Electric Vehicle App Integration
A tech-driven all-electric crossover SUV not having app integration would be a cardinal sin, but thankfully the 2021 Volkswagen ID.4 does come with app integration. Some people may not see the use of connecting a vehicle to an app, but unlike a combustion-powered vehicle, an all-electric vehicle is dependent on a number of electronic and technological components to maintain its operation.
If you have to plan or plot a destination, it’s imperative that you know what the travel distance is and whether or not you have enough charge in the battery pack to get there. Using proprietary software like Volkswagen Car-Net allows you to view your vehicle’s charging status, battery usage, as well as plot how and where to charge the ID.4 along your planned route(s).
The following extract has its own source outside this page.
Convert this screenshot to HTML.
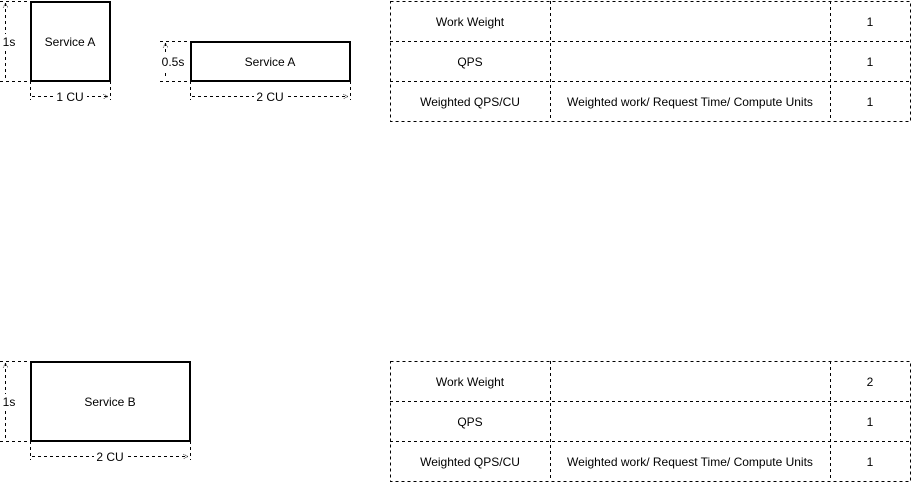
<!DOCTYPE html>
<html><head><style>body{margin:0;background:#fff}svg{display:block}text{font-family:"Liberation Sans",Arial,sans-serif;font-size:12px;fill:#000}</style></head><body>
<svg width="911" height="482" viewBox="0 0 911 482" xmlns="http://www.w3.org/2000/svg">
<defs>
<marker id="a" viewBox="0 0 10 10" refX="9" refY="5" markerWidth="6" markerHeight="6" orient="auto-start-reverse"><path d="M1,1 L9,5 L1,9" fill="none" stroke="#000" stroke-dasharray="2 1"/></marker>
</defs>
<g fill="none" stroke="#000" stroke-dasharray="3 3" stroke-width="1">
<!-- A1 -->
<path d="M0,1.5H30M0,81.5H30M30.5,81V100M110.5,81V100"/>
<path d="M5.5,3V79M32,96.5H108" marker-start="url(#a)" marker-end="url(#a)"/>
<!-- A2 -->
<path d="M160,41.5H190M160,81.5H190M190.5,81V100M350.5,81V100"/>
<path d="M165.5,43V79M192,96.5H348" marker-start="url(#a)" marker-end="url(#a)"/>
<!-- B -->
<path d="M0,361.5H30M0,441.5H30M30.5,441V460M190.5,441V460"/>
<path d="M5.5,363V439M32,456.5H188" marker-start="url(#a)" marker-end="url(#a)"/>
<!-- tables -->
<rect x="390.5" y="1.5" width="520" height="120"/>
<path d="M390,41.5H911M390,81.5H911M550.5,1V121M830.5,1V121"/>
<rect x="390.5" y="361.5" width="520" height="120"/>
<path d="M390,401.5H911M390,441.5H911M550.5,361V481M830.5,361V481"/>
</g>
<g fill="#fff" stroke="#000" stroke-width="2">
<rect x="31" y="2" width="79" height="79"/>
<rect x="191" y="42" width="159" height="39"/>
<rect x="31" y="362" width="159" height="79"/>
</g>
<g fill="#fff">
<rect x="2" y="34" width="14" height="16"/>
<rect x="161" y="54" width="24" height="16"/>
<rect x="2" y="394" width="14" height="16"/>
<rect x="55" y="89" width="32" height="14"/>
<rect x="254" y="89" width="32" height="14"/>
<rect x="94" y="449" width="32" height="14"/>
</g>
<g text-anchor="middle">
<text x="70" y="46">Service A</text>
<text x="270" y="66">Service A</text>
<text x="110" y="406">Service B</text>
<text x="9" y="46">1s</text>
<text x="173" y="66">0.5s</text>
<text x="9" y="406">1s</text>
<text x="70" y="101">1 CU</text>
<text x="270" y="101">2 CU</text>
<text x="110" y="461">2 CU</text>
<text x="470" y="26">Work Weight</text>
<text x="470" y="66">QPS</text>
<text x="470" y="106">Weighted QPS/CU</text>
<text x="690" y="106">Weighted work/ Request Time/ Compute Units</text>
<text x="870" y="26">1</text><text x="870" y="66">1</text><text x="870" y="106">1</text>
<text x="470" y="386">Work Weight</text>
<text x="470" y="426">QPS</text>
<text x="470" y="466">Weighted QPS/CU</text>
<text x="690" y="466">Weighted work/ Request Time/ Compute Units</text>
<text x="870" y="386">2</text><text x="870" y="426">1</text><text x="870" y="466">1</text>
</g>
</svg>
</body></html>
It’s a great way to ensure that you don’t get too far out into no man’s land and find yourself driving on a depleted battery with no charge stations in sight. The connectivity features in the vehicle and the app also allow you to contact emergency services, make use of Wi-Fi within the ID.4’s cabin, and of course, enjoy all the latest infotainment features. Those include wireless charging, Apple CarPlay and Android Auto support, configurable touchscreens, and Bluetooth.
Next Generation Of Travel
I don’t know how well the new wave of all-electric vehicles will be embraced by the market at large, but there are some fascinating developments taking place, and we’re seeing a brand-new technology come to life right before our very eyes. It’s also nice to see Volkswagen get aboard the electric crossover SUV train with the 2021 Volkswagen ID.4, and I’m sure we’ll see plenty of model years to come for this interesting new addition to the line-up for the German automaker.